■ **DIRECTIONS FOR THIS TASK**: Give back, word for word, only the lines from the opening of the records through the one with "fcf_fv = [111, 99, 92, 132, 173, 173]". Pictures stay out.

■ **Records from a data source**:

::::::

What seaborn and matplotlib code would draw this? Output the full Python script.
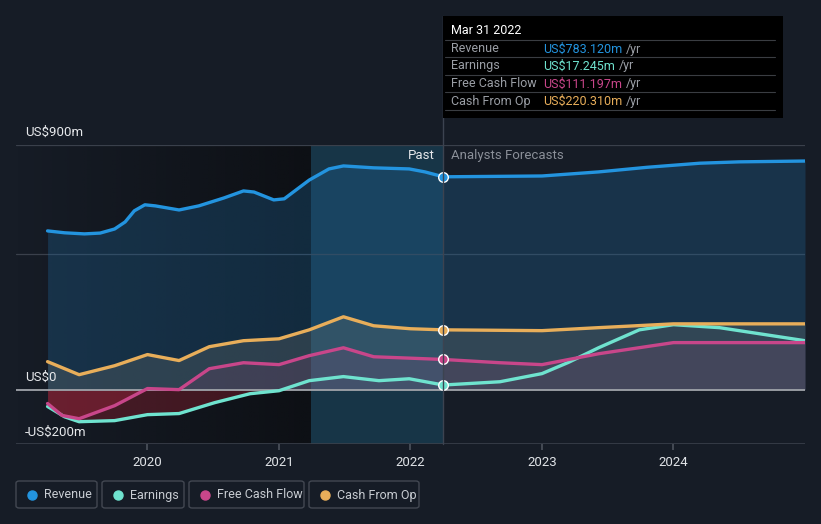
import numpy as np
import pandas as pd
import seaborn as sns
import matplotlib.pyplot as plt
from matplotlib.patches import FancyBboxPatch, Rectangle

# %% data (values in US$m)
rev_t = [2019.24, 2019.37, 2019.52, 2019.64, 2019.75, 2019.83, 2019.9, 2019.98, 2020.06, 2020.24,
         2020.39, 2020.58, 2020.73, 2020.81, 2020.96, 2021.04, 2021.15, 2021.23, 2021.38,
         2021.49, 2021.72, 2021.99, 2022.11, 2022.25]
rev_v = [584, 577, 573, 576, 591, 617, 658, 680, 676, 661, 676, 705, 731, 727, 698, 702, 742,
         771, 812, 823, 816, 812, 801, 783]
rev_ft = [2022.25, 2023.0, 2023.43, 2023.8, 2024.2, 2024.5, 2025.0]
rev_fv = [783, 786, 801, 818, 833, 838, 841]

earn_t = [2019.24, 2019.37, 2019.48, 2019.75, 2020.0, 2020.24, 2020.51, 2020.78, 2021.0,
          2021.23, 2021.49, 2021.76, 2021.99, 2022.25]
earn_v = [-62, -100, -118, -114, -92, -88, -48, -15, -4, 33, 48, 33, 40, 17]
earn_ft = [2022.25, 2022.68, 2023.0, 2023.2, 2023.43, 2023.74, 2024.0, 2024.35, 2025.0]
earn_fv = [17, 29, 59, 100, 154, 220, 239, 228, 180]

fcf_t = [2019.24, 2019.35, 2019.48, 2019.75, 2020.0, 2020.24, 2020.47, 2020.73, 2021.0,
         2021.23, 2021.49, 2021.72, 2022.25]
fcf_v = [-51, -95, -107, -59, 4, 0, 77, 99, 92, 125, 154, 121, 111]
fcf_ft = [2022.25, 2022.68, 2023.0, 2023.43, 2024.0, 2025.0]
fcf_fv = [111, 99, 92, 132, 173, 173]

cfo_t = [2019.24, 2019.48, 2019.75, 2020.0, 2020.24, 2020.47, 2020.73, 2021.0, 2021.23,
         2021.49, 2021.72, 2022.0, 2022.25]
cfo_v = [103, 55, 88, 129, 107, 158, 180, 187, 220, 268, 235, 224, 220]
cfo_ft = [2022.25, 2023.0, 2023.43, 2024.0, 2025.0]
cfo_fv = [220, 217, 228, 242, 242]

years = [2020, 2021, 2022, 2023, 2024]
now = 2022.25
band_start = 2021.24

names = ['Revenue', 'Earnings', 'Free Cash Flow', 'Cash From Op']
colors = ['#2394df', '#6fe3cf', '#c8468a', '#e8ae5a']
tip_vals = ['US$783.120m', 'US$17.245m', 'US$111.197m', 'US$220.310m']

bg = '#161c26'

# %% figure
sns.set_theme(style='dark')
plt.rcParams['font.family'] = ['Roboto', 'DejaVu Sans']
fig = plt.figure(figsize=(8.21, 5.24), dpi=100, facecolor=bg)
ax = fig.add_axes([16 / 821, 80 / 524, 789 / 821, 299 / 524])
ax.set_facecolor(bg)
ax.set_xlim(2019.0, 2025.0)
ax.set_ylim(-200, 900)

# background shading: dark gradient up to the highlighted band
grad = np.linspace(0, 1, 256).reshape(1, -1)
rgba = np.zeros((1, 256, 4))
rgba[..., :3] = np.array([12, 14, 18]) / 255
rgba[..., 3] = grad * 0.85
ax.imshow(rgba, extent=[2019.0, band_start, -200, 900], aspect='auto', zorder=0,
          interpolation='bilinear')
ax.axvspan(band_start, now, color='#1b6a8c', alpha=0.33, lw=0, zorder=0)

# grid lines
for g in [900, 500]:
    ax.axhline(g, color='#3a404b', lw=0.9, zorder=1)
ax.axhline(0, color='#a0a4aa', lw=1.3, zorder=3)
ax.axhline(-200, color='#3a404b', lw=1.2, zorder=1)

series = [
    (rev_t, rev_v, rev_ft, rev_fv),
    (earn_t, earn_v, earn_ft, earn_fv),
    (fcf_t, fcf_v, fcf_ft, fcf_fv),
    (cfo_t, cfo_v, cfo_ft, cfo_fv),
]

# area fills
ax.fill_between(rev_t + rev_ft, rev_v + rev_fv, 0, color='#1f6aa0', alpha=0.3, lw=0, zorder=1)
ax.fill_between(cfo_t + cfo_ft, cfo_v + cfo_fv, 0, color='#8a8a80', alpha=0.22, lw=0, zorder=2)
ax.fill_between(fcf_t + fcf_ft, fcf_v + fcf_fv, 0, color='#c8468a', alpha=0.12, lw=0, zorder=2)
ax.fill_between(earn_t, earn_v, 0, where=np.array(earn_v) < 0, interpolate=True,
                color='#a02030', alpha=0.35, lw=0, zorder=2)
ax.fill_between(fcf_t, fcf_v, 0, where=np.array(fcf_v) < 0, interpolate=True,
                color='#b02030', alpha=0.25, lw=0, zorder=2)

for (t, v, ft, fv), c, n in zip(series, colors, names):
    df = pd.DataFrame({'t': t + ft, 'v': v + fv})
    sns.lineplot(data=df, x='t', y='v', color=c, lw=2.4, ax=ax, zorder=5, sort=False)
    ax.scatter([now], [v[-1]], s=48, color=c, edgecolor='white', lw=1.0, zorder=7)

ax.set_xlabel('')
ax.set_ylabel('')
ax.set_yticks([])
ax.set_xticks(years)
ax.set_xticklabels([str(y) for y in years], color='#e0e3e7', fontsize=9.5)
ax.tick_params(axis='x', length=4, color='#4a505a', pad=5, bottom=True)
for s in ax.spines.values():
    s.set_visible(False)

# y labels
fig.text(25 / 821, 1 - 132 / 524, 'US$900m', color='#e6e8eb', fontsize=9.5, va='center')
fig.text(25 / 821, 1 - 377 / 524, 'US$0', color='#e6e8eb', fontsize=9.5, va='center')
fig.text(25 / 821, 1 - 432 / 524, '-US$200m', color='#e6e8eb', fontsize=9.5, va='center')

# past / forecast labels
fig.text(435 / 821, 1 - 156 / 524, 'Past', color='#e6e8eb', fontsize=9.5, ha='right', va='center')
fig.text(451 / 821, 1 - 156 / 524, 'Analysts Forecasts', color='#8a8f98', fontsize=9.5,
         ha='left', va='center')

# vertical now line extending to tooltip
fig.add_artist(plt.Line2D([443 / 821, 443 / 821], [1 - 444 / 524, 1 - 16 / 524],
                          color='#3c4350', lw=1, zorder=1))

# tooltip
fig.add_artist(Rectangle((443 / 821, 1 - 118 / 524), 340 / 821, 102 / 524,
                         facecolor='black', edgecolor='none', zorder=4))
fig.text(451 / 821, 1 - 31 / 524, 'Mar 31 2022', color='white', fontsize=9, va='center', zorder=5)
row_y = [49, 66, 84, 101]
for i, (n, c, tv) in enumerate(zip(names, colors, tip_vals)):
    y = row_y[i]
    fig.add_artist(plt.Line2D([443 / 821 + 0.003, 775 / 821], [1 - (y - 9) / 524] * 2,
                              color='#3a3d42', lw=0.8, zorder=5))
    fig.text(451 / 821, 1 - y / 524, n, color='#9a9ea5', fontsize=9, va='center', zorder=5)
    t = fig.text(543 / 821, 1 - y / 524, tv, color=c, fontsize=9, va='center', zorder=5)
    fig.canvas.draw()
    bb = t.get_window_extent()
    fig.text((bb.x1 + 4) / 821, 1 - y / 524, '/yr', color='#9a9ea5', fontsize=9,
             va='center', zorder=5)
fig.add_artist(plt.Line2D([443 / 821 + 0.003, 775 / 821], [1 - 110 / 524] * 2,
                          color='#3a3d42', lw=0.8, zorder=5))

# legend pills
boxes = [(16, 97), (102, 184), (189, 304), (309, 419)]
for (x0, x1), n, c in zip(boxes, names, colors):
    fig.add_artist(FancyBboxPatch((x0 / 821, 1 - 508 / 524), (x1 - x0) / 821, 27 / 524,
                                  boxstyle='round,pad=0,rounding_size=0.004',
                                  facecolor=bg, edgecolor='#434852', lw=1))
    fig.add_artist(plt.Line2D([(x0 + 16) / 821], [1 - 495 / 524], marker='o', ms=6.5,
                              color=c, lw=0))
    fig.text((x0 + 28) / 821, 1 - 495 / 524, n, color='#c8ccd2', fontsize=9, va='center')

fig.savefig('out.png', dpi=100, facecolor=bg)
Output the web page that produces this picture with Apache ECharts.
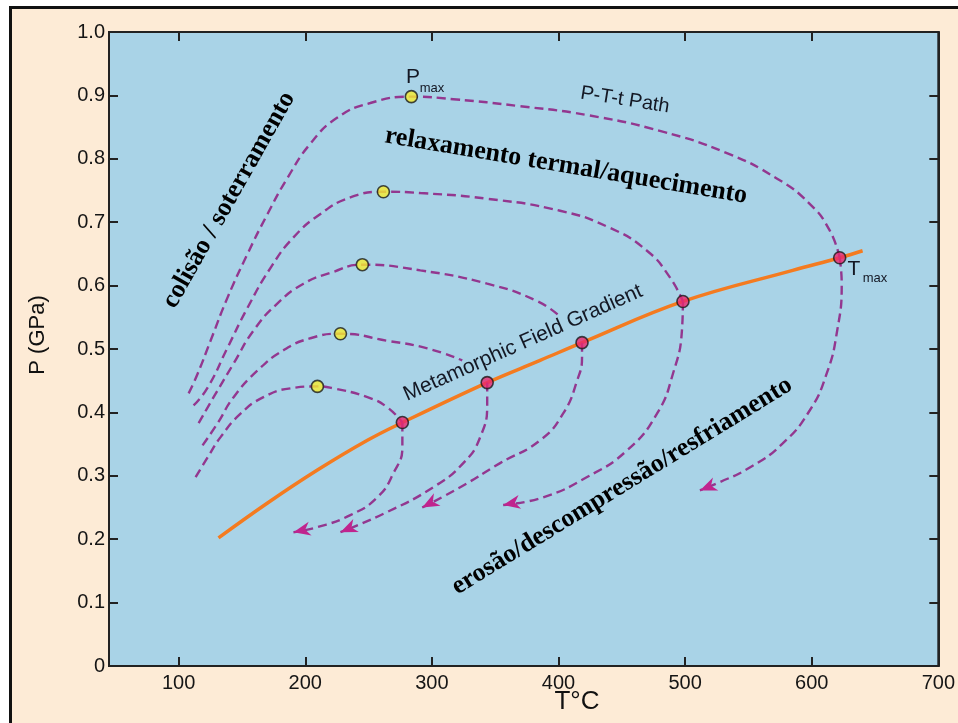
<!DOCTYPE html>
<html>
<head>
<meta charset="utf-8">
<script src="https://cdn.jsdelivr.net/npm/echarts@6/dist/echarts.min.js"></script>
<style>
  html, body { margin: 0; padding: 0; background: #ffffff; overflow: hidden; }
  #chart { width: 958px; height: 723px; }
</style>
</head>
<body>
<div id="chart"></div>
<script>
// ---- axis ticks / labels ----
const xTickValues = [100, 200, 300, 400, 500, 600];
const xLabelValues = [100, 200, 300, 400, 500, 600, 700];

// ---- Metamorphic field gradient (T °C, P GPa) ----
const gradient = [[131.5,0.202],[170.2,0.257],[209.6,0.309],[249.1,0.356],[276.7,0.384],[343.7,0.447],[385.5,0.482],[418.6,0.510],[498.3,0.575],[585.0,0.624],[622.1,0.644],[640.2,0.655]];

// ---- P-T-t paths: prograde (burial + heating) ----
const prograde1 = [[107.9,0.430],[115.0,0.461],[125.2,0.513],[138.6,0.581],[154.4,0.650],[170.2,0.713],[186.0,0.770],[204.1,0.824],[225.4,0.865],[251.4,0.888],[283.8,0.898],[316.9,0.894],[369.7,0.883],[422.6,0.869],[480.1,0.844],[533.0,0.809],[572.4,0.769],[598.4,0.729],[614.2,0.687],[622.1,0.644]];
const prograde2 = [[111.8,0.411],[122.9,0.439],[138.6,0.502],[154.4,0.565],[172.6,0.628],[190.7,0.676],[212.0,0.713],[235.6,0.739],[261.7,0.748],[290.9,0.746],[343.7,0.737],[401.3,0.718],[440.7,0.691],[469.9,0.655],[488.0,0.613],[498.3,0.575]];
const prograde3 = [[115.8,0.383],[127.6,0.424],[143.4,0.477],[159.1,0.529],[178.1,0.572],[198.6,0.603],[219.9,0.620],[245.1,0.633],[290.9,0.624],[343.7,0.603],[382.8,0.576],[401.3,0.551]];
const prograde4 = [[118.9,0.348],[130.8,0.383],[143.4,0.424],[162.3,0.466],[182.8,0.498],[204.1,0.517],[227.8,0.524],[264.8,0.513],[296.4,0.501],[324.0,0.482]];
const prograde5 = [[113.4,0.298],[122.9,0.329],[133.1,0.361],[148.9,0.398],[167.0,0.424],[188.3,0.438],[209.6,0.441],[222.2,0.438],[249.1,0.424],[264.8,0.408],[276.7,0.384]];

// ---- P-T-t paths: retrograde (erosion / decompression / cooling) ----
const retrograde1 = [[622.1,0.644],[623.7,0.603],[619.7,0.524],[611.8,0.461],[598.4,0.403],[577.1,0.351],[551.1,0.313],[525.1,0.288],[511.7,0.277]];
const retrograde2 = [[498.3,0.575],[497.5,0.529],[490.4,0.461],[477.8,0.398],[454.1,0.340],[422.6,0.298],[387.9,0.266],[356.3,0.254]];
const retrograde3 = [[418.6,0.510],[418.6,0.487],[414.7,0.450],[403.6,0.398],[385.5,0.356],[353.9,0.320],[322.4,0.282],[292.4,0.250]];
const retrograde4 = [[343.7,0.447],[343.7,0.414],[338.2,0.361],[324.8,0.320],[301.1,0.282],[264.8,0.243],[227.8,0.211]];
const retrograde5 = [[276.7,0.384],[276.7,0.345],[269.6,0.304],[256.9,0.266],[235.6,0.238],[209.6,0.219],[190.7,0.211]];

// ---- key points ----
const pmaxPoints = [[283.8,0.898],[261.7,0.748],[245.1,0.633],[227.8,0.524],[209.6,0.441]];
const tmaxPoints = [[622.1,0.644],[498.3,0.575],[418.6,0.510],[343.7,0.447],[276.7,0.384]];

// ---------------------------------------------------------------
const PURPLE = '#93378F';
const ARROW = '#C0248E';
const progrades = [prograde1, prograde2, prograde3, prograde4, prograde5];
const retrogrades = [retrograde1, retrograde2, retrograde3, retrograde4, retrograde5];

function dashed(data) {
  return {
    type: 'line', data: data, smooth: 0.5, showSymbol: false, silent: true,
    lineStyle: { color: PURPLE, width: 2.4, type: [9, 5] }, z: 3
  };
}

const series = [];
series.push({
  type: 'line', data: gradient, smooth: 0.4, showSymbol: false, silent: true,
  lineStyle: { color: '#F47B20', width: 3.5 }, z: 2
});
progrades.forEach(d => series.push(dashed(d)));
retrogrades.forEach(d => series.push(dashed(d)));

const arrowData = retrogrades.map(d => {
  const n = d.length;
  return [d[n - 1][0], d[n - 1][1], d[n - 2][0], d[n - 2][1]];
});
series.push({
  type: 'custom', data: arrowData, z: 4, silent: true,
  renderItem: function (params, api) {
    const tip = api.coord([api.value(0), api.value(1)]);
    const prev = api.coord([api.value(2), api.value(3)]);
    const a = Math.atan2(tip[1] - prev[1], tip[0] - prev[0]);
    const L = 17, W = 7, N = 5;
    const c = Math.cos(a), s = Math.sin(a);
    const bx = tip[0] - L * c, by = tip[1] - L * s;
    const nx = tip[0] - (L - N) * c, ny = tip[1] - (L - N) * s;
    return {
      type: 'polygon',
      shape: { points: [tip, [bx - W * s, by + W * c], [nx, ny], [bx + W * s, by - W * c]] },
      style: { fill: ARROW }
    };
  }
});
series.push({
  type: 'scatter', data: pmaxPoints, symbol: 'circle', symbolSize: 12, z: 5, silent: true,
  itemStyle: { color: '#F6EC2E', borderColor: '#1a1a1a', borderWidth: 1.6 }
});
series.push({
  type: 'scatter', data: tmaxPoints, symbol: 'circle', symbolSize: 12, z: 5, silent: true,
  itemStyle: { color: '#E8286F', borderColor: '#1a1a1a', borderWidth: 1.6 }
});

const sans = 'Liberation Sans, Arial, Helvetica, sans-serif';
const serif = 'Liberation Serif, Times New Roman, serif';
const deg = Math.PI / 180;

function txt(text, x, y, rotDeg, font, extra) {
  return {
    type: 'text', x: x, y: y, rotation: rotDeg * deg, z: 100, silent: true,
    style: Object.assign({ text: text, font: font, fill: '#111', align: 'center', verticalAlign: 'middle' }, extra || {})
  };
}

const axisLineStyle = { color: '#222222', width: 2 };
const tickStyle = { color: '#222222', width: 2 };

const option = {
  animation: false,
  backgroundColor: '#ffffff',
  grid: {
    left: 109, right: 19, top: 32, bottom: 57, containLabel: false,
    show: true, backgroundColor: '#A9D3E7', borderColor: '#222222', borderWidth: 2
  },
  xAxis: [
    {
      type: 'value', position: 'bottom', min: 45, max: 700,
      axisLine: { show: true, lineStyle: axisLineStyle },
      axisTick: { show: true, inside: true, length: 9, lineStyle: tickStyle, customValues: xTickValues },
      axisLabel: { show: true, customValues: xLabelValues, margin: 7, color: '#151515', fontSize: 20, fontFamily: sans },
      splitLine: { show: false }
    },
    {
      type: 'value', position: 'top', min: 45, max: 700,
      axisLine: { show: true, onZero: false, lineStyle: axisLineStyle },
      axisTick: { show: true, inside: true, length: 9, lineStyle: tickStyle, customValues: xTickValues },
      axisLabel: { show: false },
      splitLine: { show: false }
    }
  ],
  yAxis: [
    {
      type: 'value', position: 'left', min: 0, max: 1, interval: 0.1,
      axisLine: { show: true, onZero: false, lineStyle: axisLineStyle },
      axisTick: { show: true, inside: true, length: 9, lineStyle: tickStyle },
      axisLabel: {
        show: true, margin: 4, color: '#151515', fontSize: 20, fontFamily: sans,
        formatter: v => (Math.abs(v) < 1e-9 ? '0' : v.toFixed(1))
      },
      splitLine: { show: false }
    },
    {
      type: 'value', position: 'right', min: 0, max: 1, interval: 0.1,
      axisLine: { show: true, onZero: false, lineStyle: axisLineStyle },
      axisTick: { show: true, inside: true, length: 9, lineStyle: tickStyle },
      axisLabel: { show: false },
      splitLine: { show: false }
    }
  ],
  graphic: [
    { type: 'rect', z: -10, silent: true,
      shape: { x: 10.5, y: 7.5, width: 1100, height: 1100 },
      style: { fill: '#FDEBD6', stroke: '#111111', lineWidth: 3 } },
    txt('P (GPa)', 38, 335, 90, '22px ' + sans),
    txt('T\u00B0C', 577, 702, 0, '26px ' + sans),
    txt('colis\u00E3o / soterramento', 229, 200, 60.5, 'bold 26px ' + serif, { fill: '#000' }),
    txt('relaxamento termal/aquecimento', 566, 166, -9.5, 'bold 26px ' + serif, { fill: '#000' }),
    txt('eros\u00E3o/descompress\u00E3o/resfriamento', 622, 486, 31.5, 'bold 26px ' + serif, { fill: '#000' }),
    txt('P-T-t Path', 625, 100, -9, '20px ' + sans, { fill: '#141824' }),
    txt('Metamorphic Field Gradient', 523, 343, 24, '21px ' + sans, { fill: '#141824' }),
    txt('P', 413, 77, 0, '21px ' + sans, { fill: '#141824' }),
    txt('max', 432, 88, 0, '13px ' + sans, { fill: '#141824' }),
    txt('T', 854, 269, 0, '21px ' + sans, { fill: '#141824' }),
    txt('max', 875, 278, 0, '13px ' + sans, { fill: '#141824' })
  ],
  series: series
};

const chart = echarts.init(document.getElementById('chart'), null, { renderer: 'canvas' });
chart.setOption(option);
</script>
</body>
</html>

::::::

■ **REPLY**:
What seaborn and matplotlib code would draw this? Output the full Python script.
import numpy as np
import pandas as pd
import seaborn as sns
import matplotlib.pyplot as plt
from matplotlib.patches import FancyBboxPatch, Rectangle

# %% data (values in US$m)
rev_t = [2019.24, 2019.37, 2019.52, 2019.64, 2019.75, 2019.83, 2019.9, 2019.98, 2020.06, 2020.24,
         2020.39, 2020.58, 2020.73, 2020.81, 2020.96, 2021.04, 2021.15, 2021.23, 2021.38,
         2021.49, 2021.72, 2021.99, 2022.11, 2022.25]
rev_v = [584, 577, 573, 576, 591, 617, 658, 680, 676, 661, 676, 705, 731, 727, 698, 702, 742,
         771, 812, 823, 816, 812, 801, 783]
rev_ft = [2022.25, 2023.0, 2023.43, 2023.8, 2024.2, 2024.5, 2025.0]
rev_fv = [783, 786, 801, 818, 833, 838, 841]

earn_t = [2019.24, 2019.37, 2019.48, 2019.75, 2020.0, 2020.24, 2020.51, 2020.78, 2021.0,
          2021.23, 2021.49, 2021.76, 2021.99, 2022.25]
earn_v = [-62, -100, -118, -114, -92, -88, -48, -15, -4, 33, 48, 33, 40, 17]
earn_ft = [2022.25, 2022.68, 2023.0, 2023.2, 2023.43, 2023.74, 2024.0, 2024.35, 2025.0]
earn_fv = [17, 29, 59, 100, 154, 220, 239, 228, 180]

fcf_t = [2019.24, 2019.35, 2019.48, 2019.75, 2020.0, 2020.24, 2020.47, 2020.73, 2021.0,
         2021.23, 2021.49, 2021.72, 2022.25]
fcf_v = [-51, -95, -107, -59, 4, 0, 77, 99, 92, 125, 154, 121, 111]
fcf_ft = [2022.25, 2022.68, 2023.0, 2023.43, 2024.0, 2025.0]
fcf_fv = [111, 99, 92, 132, 173, 173]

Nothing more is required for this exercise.